#### TASK DETAILS
Both the line containing "Emit a Python" and the line containing "return 1 - py / H" are part of the range to copy, along with every line between them. Copy it exactly and leave out the pictures.
— BEGIN SOURCE MATERIAL —
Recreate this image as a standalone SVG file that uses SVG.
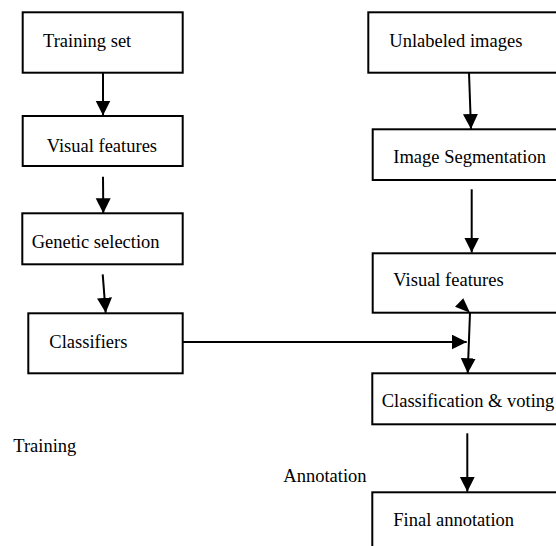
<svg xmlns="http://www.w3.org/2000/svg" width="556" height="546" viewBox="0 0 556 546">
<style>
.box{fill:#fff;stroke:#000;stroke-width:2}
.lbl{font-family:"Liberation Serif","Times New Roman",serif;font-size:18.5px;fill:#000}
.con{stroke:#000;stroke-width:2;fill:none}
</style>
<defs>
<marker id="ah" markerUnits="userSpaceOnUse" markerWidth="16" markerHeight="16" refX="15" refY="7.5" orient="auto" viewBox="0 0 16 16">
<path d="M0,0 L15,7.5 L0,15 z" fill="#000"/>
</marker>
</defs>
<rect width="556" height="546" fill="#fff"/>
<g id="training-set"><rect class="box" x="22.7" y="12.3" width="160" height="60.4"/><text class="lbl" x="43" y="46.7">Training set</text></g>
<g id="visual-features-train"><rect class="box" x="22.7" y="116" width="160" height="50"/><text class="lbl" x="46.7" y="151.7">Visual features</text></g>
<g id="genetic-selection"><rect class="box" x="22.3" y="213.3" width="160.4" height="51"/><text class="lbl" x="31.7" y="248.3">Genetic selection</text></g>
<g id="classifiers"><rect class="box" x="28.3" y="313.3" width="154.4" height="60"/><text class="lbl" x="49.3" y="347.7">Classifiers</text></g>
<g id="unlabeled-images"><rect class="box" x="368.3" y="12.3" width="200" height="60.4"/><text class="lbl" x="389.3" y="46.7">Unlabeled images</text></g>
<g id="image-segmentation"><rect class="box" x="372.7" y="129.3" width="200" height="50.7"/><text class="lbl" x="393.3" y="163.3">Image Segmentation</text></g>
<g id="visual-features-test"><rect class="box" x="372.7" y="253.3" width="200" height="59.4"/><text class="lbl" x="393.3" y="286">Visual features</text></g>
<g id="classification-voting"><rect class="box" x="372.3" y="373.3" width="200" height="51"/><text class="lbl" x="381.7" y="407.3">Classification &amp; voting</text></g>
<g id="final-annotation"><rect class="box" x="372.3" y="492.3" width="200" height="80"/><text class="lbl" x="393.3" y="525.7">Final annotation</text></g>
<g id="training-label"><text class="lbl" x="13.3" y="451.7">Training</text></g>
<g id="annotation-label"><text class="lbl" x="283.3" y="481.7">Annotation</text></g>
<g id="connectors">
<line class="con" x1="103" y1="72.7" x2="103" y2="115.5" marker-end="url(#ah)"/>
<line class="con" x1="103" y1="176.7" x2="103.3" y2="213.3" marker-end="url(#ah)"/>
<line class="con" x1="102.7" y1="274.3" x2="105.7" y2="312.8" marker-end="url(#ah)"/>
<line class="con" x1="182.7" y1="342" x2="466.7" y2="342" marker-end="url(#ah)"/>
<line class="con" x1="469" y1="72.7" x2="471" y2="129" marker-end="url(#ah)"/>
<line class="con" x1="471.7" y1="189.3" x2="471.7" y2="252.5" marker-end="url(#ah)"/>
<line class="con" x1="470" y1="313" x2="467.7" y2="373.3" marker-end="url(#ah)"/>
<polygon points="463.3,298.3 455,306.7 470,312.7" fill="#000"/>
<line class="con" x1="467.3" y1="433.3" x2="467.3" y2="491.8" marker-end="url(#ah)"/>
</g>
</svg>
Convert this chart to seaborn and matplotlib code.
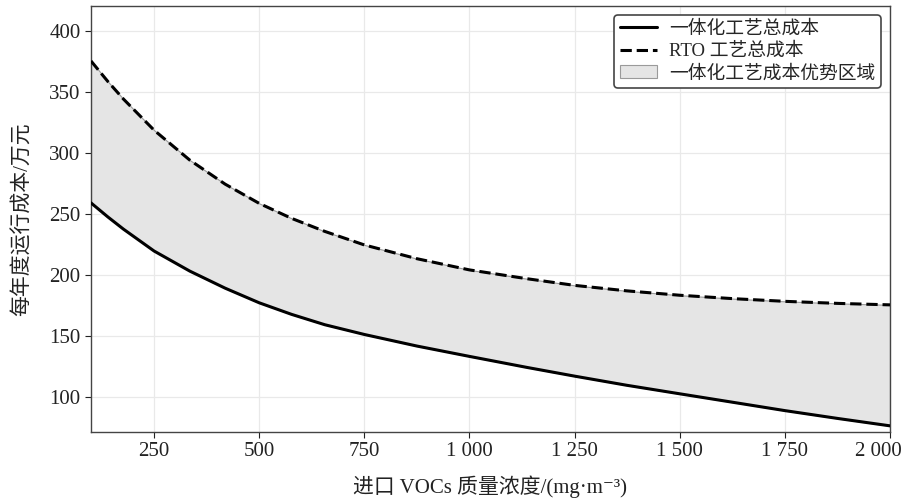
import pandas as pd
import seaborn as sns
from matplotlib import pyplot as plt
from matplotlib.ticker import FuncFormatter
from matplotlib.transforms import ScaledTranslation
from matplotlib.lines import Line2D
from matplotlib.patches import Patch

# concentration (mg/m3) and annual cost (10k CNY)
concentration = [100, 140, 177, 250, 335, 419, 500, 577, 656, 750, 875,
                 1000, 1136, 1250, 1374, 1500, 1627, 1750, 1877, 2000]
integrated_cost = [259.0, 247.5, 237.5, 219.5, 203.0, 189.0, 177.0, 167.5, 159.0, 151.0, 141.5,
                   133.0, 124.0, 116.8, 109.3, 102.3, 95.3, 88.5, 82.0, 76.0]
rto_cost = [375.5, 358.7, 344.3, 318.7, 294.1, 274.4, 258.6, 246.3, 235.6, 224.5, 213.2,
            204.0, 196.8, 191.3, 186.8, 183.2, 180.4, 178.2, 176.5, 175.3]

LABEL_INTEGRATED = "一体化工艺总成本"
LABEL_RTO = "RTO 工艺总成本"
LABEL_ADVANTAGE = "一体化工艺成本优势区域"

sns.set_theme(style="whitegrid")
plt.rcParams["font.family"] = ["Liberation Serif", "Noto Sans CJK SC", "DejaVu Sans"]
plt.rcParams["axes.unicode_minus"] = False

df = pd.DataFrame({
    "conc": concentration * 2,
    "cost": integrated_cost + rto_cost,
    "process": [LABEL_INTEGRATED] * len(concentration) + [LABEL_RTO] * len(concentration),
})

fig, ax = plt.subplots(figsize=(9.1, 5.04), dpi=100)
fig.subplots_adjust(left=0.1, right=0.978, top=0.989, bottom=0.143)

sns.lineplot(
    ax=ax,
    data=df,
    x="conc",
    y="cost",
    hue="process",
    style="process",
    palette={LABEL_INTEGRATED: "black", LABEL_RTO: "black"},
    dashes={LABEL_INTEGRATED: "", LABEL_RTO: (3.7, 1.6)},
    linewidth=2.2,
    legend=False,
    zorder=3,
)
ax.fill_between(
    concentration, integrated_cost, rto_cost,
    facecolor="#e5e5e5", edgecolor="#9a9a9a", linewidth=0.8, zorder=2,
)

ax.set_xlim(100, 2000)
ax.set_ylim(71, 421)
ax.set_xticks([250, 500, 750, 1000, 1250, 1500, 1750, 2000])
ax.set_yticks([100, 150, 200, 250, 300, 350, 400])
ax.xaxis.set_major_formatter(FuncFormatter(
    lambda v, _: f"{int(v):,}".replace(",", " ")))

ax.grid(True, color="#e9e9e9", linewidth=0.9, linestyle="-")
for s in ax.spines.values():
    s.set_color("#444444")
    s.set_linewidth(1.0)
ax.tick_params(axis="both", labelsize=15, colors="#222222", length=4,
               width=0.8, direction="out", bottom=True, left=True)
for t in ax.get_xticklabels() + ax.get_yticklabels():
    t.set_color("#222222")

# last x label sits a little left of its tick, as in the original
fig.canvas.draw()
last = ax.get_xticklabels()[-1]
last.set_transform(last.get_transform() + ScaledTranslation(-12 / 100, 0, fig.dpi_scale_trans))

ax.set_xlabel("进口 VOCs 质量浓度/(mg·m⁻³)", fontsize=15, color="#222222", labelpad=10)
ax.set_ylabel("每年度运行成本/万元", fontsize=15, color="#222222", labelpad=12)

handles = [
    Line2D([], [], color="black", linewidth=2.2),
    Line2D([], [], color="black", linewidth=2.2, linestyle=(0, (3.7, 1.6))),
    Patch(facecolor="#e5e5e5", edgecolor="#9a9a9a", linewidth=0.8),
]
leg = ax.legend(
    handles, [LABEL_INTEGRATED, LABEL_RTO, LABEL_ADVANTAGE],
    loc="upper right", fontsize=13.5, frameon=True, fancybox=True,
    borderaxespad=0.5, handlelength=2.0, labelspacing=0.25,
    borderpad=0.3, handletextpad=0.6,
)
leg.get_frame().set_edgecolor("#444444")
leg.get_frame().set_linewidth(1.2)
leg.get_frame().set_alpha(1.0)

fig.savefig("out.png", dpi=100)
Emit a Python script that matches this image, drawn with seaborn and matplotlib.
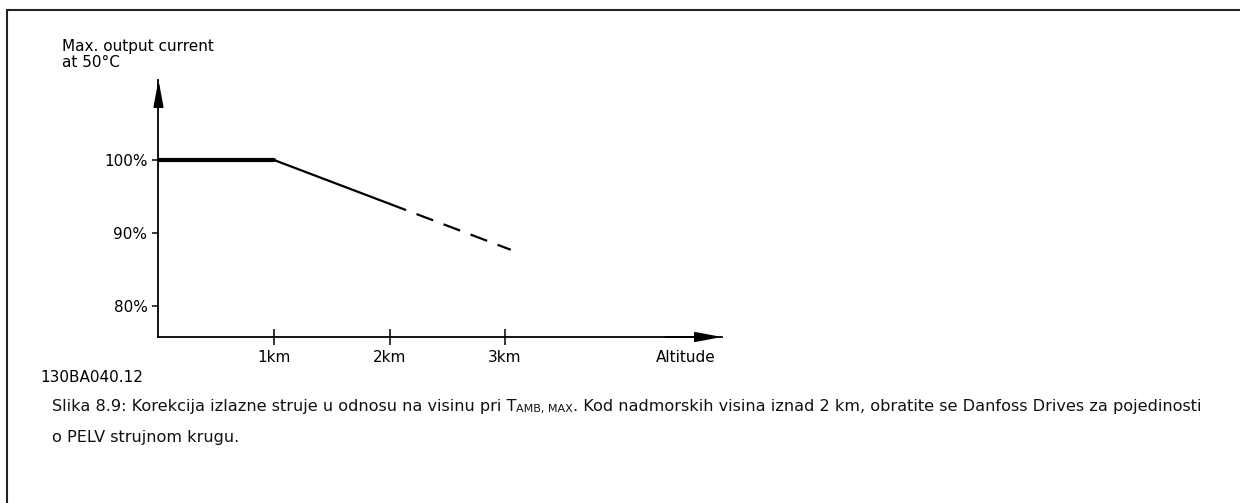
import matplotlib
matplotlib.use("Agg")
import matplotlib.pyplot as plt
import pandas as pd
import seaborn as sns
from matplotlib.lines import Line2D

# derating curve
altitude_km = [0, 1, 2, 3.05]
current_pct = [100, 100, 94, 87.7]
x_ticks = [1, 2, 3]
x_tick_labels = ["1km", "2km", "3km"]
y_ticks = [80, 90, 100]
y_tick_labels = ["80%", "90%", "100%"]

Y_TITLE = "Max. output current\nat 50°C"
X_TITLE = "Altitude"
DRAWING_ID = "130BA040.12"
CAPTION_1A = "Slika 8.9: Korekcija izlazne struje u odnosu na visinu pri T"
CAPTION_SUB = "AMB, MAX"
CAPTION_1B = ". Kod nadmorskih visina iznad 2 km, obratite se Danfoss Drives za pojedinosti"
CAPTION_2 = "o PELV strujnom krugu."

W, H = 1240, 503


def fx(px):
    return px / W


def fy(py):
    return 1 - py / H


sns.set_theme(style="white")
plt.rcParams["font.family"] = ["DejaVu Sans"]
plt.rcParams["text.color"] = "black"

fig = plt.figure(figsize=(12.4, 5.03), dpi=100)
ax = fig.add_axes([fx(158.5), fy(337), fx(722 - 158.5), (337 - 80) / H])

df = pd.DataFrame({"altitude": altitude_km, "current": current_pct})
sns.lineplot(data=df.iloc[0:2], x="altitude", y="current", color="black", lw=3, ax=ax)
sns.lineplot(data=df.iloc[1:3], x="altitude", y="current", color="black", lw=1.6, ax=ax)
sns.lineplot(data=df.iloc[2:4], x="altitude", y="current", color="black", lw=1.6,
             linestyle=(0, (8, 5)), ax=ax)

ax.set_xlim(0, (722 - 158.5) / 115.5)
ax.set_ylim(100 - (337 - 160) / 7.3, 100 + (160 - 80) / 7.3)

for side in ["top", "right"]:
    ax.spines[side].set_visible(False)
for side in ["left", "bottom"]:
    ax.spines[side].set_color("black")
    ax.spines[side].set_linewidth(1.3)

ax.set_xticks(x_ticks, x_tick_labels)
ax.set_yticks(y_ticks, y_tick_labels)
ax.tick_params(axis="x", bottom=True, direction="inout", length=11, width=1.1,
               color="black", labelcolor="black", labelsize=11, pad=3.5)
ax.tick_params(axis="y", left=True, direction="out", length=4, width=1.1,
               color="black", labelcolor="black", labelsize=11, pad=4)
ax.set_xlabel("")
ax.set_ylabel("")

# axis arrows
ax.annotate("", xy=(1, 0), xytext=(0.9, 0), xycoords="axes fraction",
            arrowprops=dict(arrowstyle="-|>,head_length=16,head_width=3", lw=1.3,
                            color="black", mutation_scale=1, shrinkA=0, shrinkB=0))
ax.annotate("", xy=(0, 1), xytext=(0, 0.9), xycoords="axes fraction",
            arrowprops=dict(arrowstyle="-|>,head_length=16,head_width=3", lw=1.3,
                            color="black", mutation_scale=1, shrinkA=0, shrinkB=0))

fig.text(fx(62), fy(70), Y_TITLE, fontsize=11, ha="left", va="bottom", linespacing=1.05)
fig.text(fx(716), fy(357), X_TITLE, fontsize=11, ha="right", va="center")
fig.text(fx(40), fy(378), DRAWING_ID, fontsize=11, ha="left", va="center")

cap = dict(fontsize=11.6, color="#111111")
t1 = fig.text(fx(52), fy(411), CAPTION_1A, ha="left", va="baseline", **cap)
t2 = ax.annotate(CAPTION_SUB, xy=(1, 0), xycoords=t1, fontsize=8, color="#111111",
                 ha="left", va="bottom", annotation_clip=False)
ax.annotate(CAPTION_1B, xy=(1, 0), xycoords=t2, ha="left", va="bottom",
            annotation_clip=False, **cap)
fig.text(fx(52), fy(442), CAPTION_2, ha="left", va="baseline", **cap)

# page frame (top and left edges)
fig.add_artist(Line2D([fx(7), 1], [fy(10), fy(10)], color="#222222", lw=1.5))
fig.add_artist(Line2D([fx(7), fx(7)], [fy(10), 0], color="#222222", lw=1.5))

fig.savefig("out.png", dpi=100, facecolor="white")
— END SOURCE MATERIAL —
#### SOLUTION TO THIS TASK
Emit a Python script that matches this image, drawn with seaborn and matplotlib.
import matplotlib
matplotlib.use("Agg")
import matplotlib.pyplot as plt
import pandas as pd
import seaborn as sns
from matplotlib.lines import Line2D

# derating curve
altitude_km = [0, 1, 2, 3.05]
current_pct = [100, 100, 94, 87.7]
x_ticks = [1, 2, 3]
x_tick_labels = ["1km", "2km", "3km"]
y_ticks = [80, 90, 100]
y_tick_labels = ["80%", "90%", "100%"]

Y_TITLE = "Max. output current\nat 50°C"
X_TITLE = "Altitude"
DRAWING_ID = "130BA040.12"
CAPTION_1A = "Slika 8.9: Korekcija izlazne struje u odnosu na visinu pri T"
CAPTION_SUB = "AMB, MAX"
CAPTION_1B = ". Kod nadmorskih visina iznad 2 km, obratite se Danfoss Drives za pojedinosti"
CAPTION_2 = "o PELV strujnom krugu."

W, H = 1240, 503


def fx(px):
    return px / W


def fy(py):
    return 1 - py / H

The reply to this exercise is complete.